◆ YOUR OBJECTIVE
The lines to extract run from the first line of the material below to the line containing "const timeStepMs = 0.05;", both included; leave the pictures behind.

# START OF SOURCE EXCERPT

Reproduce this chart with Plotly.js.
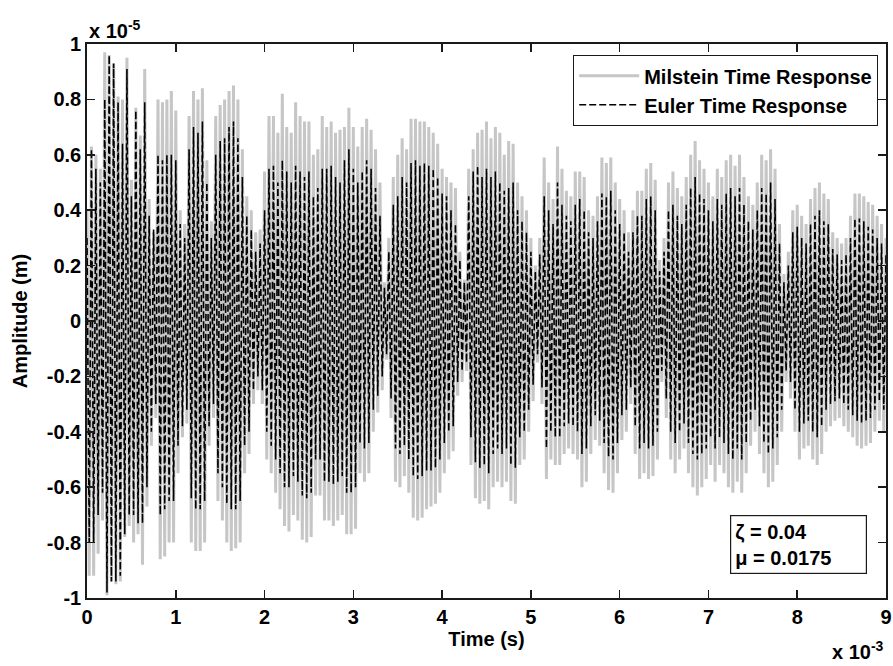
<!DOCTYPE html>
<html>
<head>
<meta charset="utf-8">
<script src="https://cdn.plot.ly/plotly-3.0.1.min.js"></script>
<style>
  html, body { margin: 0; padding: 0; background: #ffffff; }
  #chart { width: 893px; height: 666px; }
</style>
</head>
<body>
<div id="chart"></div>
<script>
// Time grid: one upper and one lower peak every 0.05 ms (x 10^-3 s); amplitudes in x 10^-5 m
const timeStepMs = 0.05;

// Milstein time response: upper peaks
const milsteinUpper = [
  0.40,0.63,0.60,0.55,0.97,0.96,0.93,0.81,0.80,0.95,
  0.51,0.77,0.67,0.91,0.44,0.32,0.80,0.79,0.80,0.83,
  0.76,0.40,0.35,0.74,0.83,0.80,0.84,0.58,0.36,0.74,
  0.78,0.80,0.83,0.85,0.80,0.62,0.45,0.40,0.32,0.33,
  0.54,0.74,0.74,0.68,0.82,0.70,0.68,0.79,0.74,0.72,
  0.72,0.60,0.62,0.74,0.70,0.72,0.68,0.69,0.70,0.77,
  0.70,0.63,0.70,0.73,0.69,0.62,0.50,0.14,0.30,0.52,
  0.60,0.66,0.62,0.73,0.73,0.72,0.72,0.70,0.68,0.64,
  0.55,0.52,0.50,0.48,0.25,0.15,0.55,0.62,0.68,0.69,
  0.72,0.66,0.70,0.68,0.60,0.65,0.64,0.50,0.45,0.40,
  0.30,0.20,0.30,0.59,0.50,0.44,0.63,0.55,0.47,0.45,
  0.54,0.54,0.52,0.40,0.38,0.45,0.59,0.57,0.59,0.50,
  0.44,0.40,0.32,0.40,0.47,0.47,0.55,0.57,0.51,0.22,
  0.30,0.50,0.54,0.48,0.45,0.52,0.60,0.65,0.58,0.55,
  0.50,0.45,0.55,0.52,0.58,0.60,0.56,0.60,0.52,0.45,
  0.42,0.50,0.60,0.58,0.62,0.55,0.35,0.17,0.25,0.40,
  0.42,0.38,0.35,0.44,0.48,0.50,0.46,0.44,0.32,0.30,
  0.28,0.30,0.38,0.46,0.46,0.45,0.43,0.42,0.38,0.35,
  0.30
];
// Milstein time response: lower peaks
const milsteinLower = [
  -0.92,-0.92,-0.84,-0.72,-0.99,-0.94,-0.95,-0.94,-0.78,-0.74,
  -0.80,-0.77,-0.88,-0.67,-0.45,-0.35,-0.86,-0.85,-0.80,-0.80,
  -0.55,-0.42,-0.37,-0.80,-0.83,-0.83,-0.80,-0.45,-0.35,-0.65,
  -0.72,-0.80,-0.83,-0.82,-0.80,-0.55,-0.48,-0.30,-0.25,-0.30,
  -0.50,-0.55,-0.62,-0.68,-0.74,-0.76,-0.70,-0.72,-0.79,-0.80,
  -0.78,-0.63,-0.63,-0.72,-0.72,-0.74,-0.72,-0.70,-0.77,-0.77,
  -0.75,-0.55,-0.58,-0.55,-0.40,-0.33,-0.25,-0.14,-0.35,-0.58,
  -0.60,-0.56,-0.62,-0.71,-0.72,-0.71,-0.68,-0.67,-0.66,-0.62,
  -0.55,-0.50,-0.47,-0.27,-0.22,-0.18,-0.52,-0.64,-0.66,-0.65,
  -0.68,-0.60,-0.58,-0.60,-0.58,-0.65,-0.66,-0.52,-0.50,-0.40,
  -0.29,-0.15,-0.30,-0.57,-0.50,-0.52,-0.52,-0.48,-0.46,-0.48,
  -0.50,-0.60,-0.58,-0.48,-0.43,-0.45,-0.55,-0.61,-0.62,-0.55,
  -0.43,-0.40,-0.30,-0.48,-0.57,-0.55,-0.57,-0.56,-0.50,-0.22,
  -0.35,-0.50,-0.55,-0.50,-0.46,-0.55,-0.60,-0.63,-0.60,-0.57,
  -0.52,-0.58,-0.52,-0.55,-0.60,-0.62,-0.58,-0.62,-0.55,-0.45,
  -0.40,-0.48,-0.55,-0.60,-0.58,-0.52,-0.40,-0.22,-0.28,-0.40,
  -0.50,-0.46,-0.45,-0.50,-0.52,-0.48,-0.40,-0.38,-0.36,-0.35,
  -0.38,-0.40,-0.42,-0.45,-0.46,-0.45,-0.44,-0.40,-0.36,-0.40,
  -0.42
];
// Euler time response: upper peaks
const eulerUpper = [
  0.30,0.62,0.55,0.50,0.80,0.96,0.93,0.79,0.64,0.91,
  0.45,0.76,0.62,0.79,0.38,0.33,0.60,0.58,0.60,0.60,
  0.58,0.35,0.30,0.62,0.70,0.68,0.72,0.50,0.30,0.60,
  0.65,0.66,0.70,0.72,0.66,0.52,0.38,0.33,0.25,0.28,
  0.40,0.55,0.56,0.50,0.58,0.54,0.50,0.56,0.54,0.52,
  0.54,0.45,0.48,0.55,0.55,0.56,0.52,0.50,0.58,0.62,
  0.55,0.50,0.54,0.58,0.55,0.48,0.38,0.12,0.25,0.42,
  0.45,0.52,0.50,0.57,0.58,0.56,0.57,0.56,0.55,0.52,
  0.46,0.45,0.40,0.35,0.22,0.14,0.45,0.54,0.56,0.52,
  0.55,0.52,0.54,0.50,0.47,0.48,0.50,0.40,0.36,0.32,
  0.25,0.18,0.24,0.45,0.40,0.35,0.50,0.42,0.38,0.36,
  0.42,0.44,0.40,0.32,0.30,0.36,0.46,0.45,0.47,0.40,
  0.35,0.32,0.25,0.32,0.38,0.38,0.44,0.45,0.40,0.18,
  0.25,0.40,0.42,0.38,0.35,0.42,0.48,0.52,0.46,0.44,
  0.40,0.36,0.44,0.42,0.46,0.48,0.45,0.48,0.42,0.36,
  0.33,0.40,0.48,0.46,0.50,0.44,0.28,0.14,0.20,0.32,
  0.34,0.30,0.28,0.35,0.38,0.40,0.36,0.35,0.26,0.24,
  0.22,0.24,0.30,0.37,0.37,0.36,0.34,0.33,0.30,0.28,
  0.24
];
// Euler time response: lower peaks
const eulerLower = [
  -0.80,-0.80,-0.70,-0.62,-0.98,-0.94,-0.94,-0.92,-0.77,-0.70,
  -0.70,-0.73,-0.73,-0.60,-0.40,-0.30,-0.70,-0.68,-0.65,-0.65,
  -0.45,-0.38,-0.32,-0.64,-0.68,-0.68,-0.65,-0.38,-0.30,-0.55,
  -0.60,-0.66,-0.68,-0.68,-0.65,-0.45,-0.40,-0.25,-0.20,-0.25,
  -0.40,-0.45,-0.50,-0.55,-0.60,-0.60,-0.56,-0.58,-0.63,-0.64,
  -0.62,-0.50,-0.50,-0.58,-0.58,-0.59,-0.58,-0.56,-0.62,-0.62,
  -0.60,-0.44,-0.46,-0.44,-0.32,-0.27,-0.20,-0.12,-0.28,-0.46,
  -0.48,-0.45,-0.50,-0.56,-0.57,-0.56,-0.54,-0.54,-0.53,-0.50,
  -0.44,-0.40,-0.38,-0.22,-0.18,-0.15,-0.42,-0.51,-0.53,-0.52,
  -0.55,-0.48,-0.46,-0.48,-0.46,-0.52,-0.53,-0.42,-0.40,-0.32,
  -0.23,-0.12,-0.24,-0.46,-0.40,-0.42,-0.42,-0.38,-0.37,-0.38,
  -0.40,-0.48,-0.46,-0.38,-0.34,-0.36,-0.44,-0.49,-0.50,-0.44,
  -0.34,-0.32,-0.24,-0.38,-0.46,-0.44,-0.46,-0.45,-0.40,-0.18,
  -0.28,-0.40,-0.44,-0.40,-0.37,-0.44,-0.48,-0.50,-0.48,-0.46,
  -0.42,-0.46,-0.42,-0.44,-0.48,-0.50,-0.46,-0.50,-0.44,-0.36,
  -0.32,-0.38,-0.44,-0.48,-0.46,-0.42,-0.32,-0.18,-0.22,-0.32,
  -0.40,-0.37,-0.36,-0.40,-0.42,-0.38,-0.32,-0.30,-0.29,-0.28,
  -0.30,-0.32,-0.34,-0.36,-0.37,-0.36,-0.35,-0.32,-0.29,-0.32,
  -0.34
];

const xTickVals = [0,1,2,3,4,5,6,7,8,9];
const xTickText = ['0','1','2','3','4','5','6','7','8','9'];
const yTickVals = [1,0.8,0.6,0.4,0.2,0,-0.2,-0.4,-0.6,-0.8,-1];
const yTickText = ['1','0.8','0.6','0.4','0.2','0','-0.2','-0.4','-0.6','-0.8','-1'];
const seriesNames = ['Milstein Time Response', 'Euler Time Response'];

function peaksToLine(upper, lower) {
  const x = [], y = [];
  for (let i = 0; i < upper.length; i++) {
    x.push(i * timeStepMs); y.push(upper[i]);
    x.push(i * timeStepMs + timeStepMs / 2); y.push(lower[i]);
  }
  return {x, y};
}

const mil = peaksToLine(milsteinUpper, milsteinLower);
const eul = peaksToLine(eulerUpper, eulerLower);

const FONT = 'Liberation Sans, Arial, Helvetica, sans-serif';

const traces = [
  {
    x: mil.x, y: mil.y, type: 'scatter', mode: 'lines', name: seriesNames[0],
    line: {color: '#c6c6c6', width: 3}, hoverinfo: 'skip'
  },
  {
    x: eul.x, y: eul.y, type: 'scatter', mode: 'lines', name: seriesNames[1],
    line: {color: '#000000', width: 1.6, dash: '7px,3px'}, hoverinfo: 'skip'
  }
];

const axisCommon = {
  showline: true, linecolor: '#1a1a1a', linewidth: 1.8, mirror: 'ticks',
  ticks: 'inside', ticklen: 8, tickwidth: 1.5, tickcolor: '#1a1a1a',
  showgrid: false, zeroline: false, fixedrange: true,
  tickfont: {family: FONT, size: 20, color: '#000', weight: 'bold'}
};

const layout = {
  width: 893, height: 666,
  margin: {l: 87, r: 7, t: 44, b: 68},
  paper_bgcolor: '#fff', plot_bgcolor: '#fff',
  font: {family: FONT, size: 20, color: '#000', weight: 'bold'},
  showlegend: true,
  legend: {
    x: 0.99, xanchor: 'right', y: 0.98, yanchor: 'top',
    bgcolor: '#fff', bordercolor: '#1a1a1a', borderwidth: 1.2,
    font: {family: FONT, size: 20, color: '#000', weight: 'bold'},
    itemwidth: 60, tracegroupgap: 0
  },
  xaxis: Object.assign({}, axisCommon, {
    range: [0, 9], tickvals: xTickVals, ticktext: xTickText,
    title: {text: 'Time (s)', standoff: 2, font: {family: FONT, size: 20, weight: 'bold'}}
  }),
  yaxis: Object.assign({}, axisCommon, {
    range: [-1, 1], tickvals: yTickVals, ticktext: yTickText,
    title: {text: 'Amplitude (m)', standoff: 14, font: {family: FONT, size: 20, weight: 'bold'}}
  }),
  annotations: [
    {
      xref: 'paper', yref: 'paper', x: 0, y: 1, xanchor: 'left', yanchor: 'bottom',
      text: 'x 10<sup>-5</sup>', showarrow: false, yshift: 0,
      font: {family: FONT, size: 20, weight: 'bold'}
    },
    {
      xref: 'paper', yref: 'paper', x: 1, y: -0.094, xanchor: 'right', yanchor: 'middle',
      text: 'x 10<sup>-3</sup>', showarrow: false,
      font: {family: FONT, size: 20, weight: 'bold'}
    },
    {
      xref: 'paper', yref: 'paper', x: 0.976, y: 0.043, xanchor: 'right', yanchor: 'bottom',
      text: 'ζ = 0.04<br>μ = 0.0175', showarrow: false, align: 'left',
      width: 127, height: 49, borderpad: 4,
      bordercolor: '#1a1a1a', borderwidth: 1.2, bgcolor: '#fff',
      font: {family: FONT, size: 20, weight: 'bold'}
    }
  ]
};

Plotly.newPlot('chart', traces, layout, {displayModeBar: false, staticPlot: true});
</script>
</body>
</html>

# END OF SOURCE EXCERPT

◆ THE OUTPUT
Reproduce this chart with Plotly.js.
<!DOCTYPE html>
<html>
<head>
<meta charset="utf-8">
<script src="https://cdn.plot.ly/plotly-3.0.1.min.js"></script>
<style>
  html, body { margin: 0; padding: 0; background: #ffffff; }
  #chart { width: 893px; height: 666px; }
</style>
</head>
<body>
<div id="chart"></div>
<script>
// Time grid: one upper and one lower peak every 0.05 ms (x 10^-3 s); amplitudes in x 10^-5 m
const timeStepMs = 0.05;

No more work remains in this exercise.